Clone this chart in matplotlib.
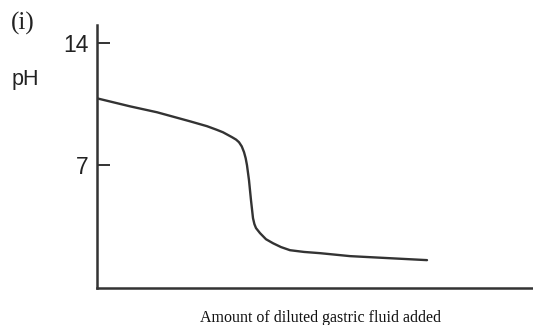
import matplotlib
matplotlib.use("Agg")
import matplotlib.pyplot as plt

# Data (x: amount added, arbitrary units 0-100; y: pH)
amount = [0, 7.57, 13.76, 21.33, 25.23, 27.5, 28.90, 30.96, 31.9, 32.57, 33.2,
          33.72, 34.1, 34.40, 34.86, 35.32, 35.78, 36.1, 36.47, 37.39, 38.76,
          40.37, 42.2, 44.27, 47.5, 51.15, 58.03, 67.20, 75.69]
ph = [10.84, 10.38, 10.04, 9.52, 9.24, 9.03, 8.89, 8.61, 8.47, 8.32, 8.08,
      7.75, 7.40, 7.00, 6.14, 4.99, 3.96, 3.62, 3.39, 3.10, 2.75,
      2.52, 2.30, 2.12, 2.02, 1.95, 1.78, 1.66, 1.55]
yticks = [7, 14]
ytick_labels = ["7", "14"]

col = "#333333"
fig = plt.figure(figsize=(5.33, 3.25), dpi=100)
ax = fig.add_axes([97/533, 1-288/325, (533-97)/533, (288-25)/325])
ax.plot(amount, ph, color=col, lw=1.7, solid_capstyle='round', solid_joinstyle='round')
ax.set_xlim(0, 100)
ax.set_ylim(-0.05, 15.05)
for s in ["top", "right"]:
    ax.spines[s].set_visible(False)
for s in ["left", "bottom"]:
    ax.spines[s].set_color(col)
    ax.spines[s].set_linewidth(1.8)
ax.set_xticks([])
ax.set_yticks(yticks)
ax.set_yticklabels(ytick_labels, fontfamily="Liberation Sans", fontsize=16.5, color="#222222")
ax.tick_params(axis='y', direction='in', length=9, width=1.4, color=col, pad=6)

fig.text(12/533, 1-80/325, "pH", ha="left", va="center",
         fontfamily="Liberation Sans", fontsize=15.5, color="#222222")
fig.text(11/533, 1-23/325, "(i)", ha="left", va="center",
         fontfamily="Liberation Serif", fontsize=18, color="#222222")
fig.text(320/533, 1-318/325, "Amount of diluted gastric fluid added", ha="center", va="center",
         fontfamily="Liberation Serif", fontsize=11.5, color="#111111")
fig.savefig("out.png", dpi=100)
+ + + +
» TO DO:
Would you reproduce the lines above, from the very first through the line containing "import matplotlib.pyplot as plt", exactly and without the pictures?

» THE ANSWER:
Clone this chart in matplotlib.
import matplotlib
matplotlib.use("Agg")
import matplotlib.pyplot as plt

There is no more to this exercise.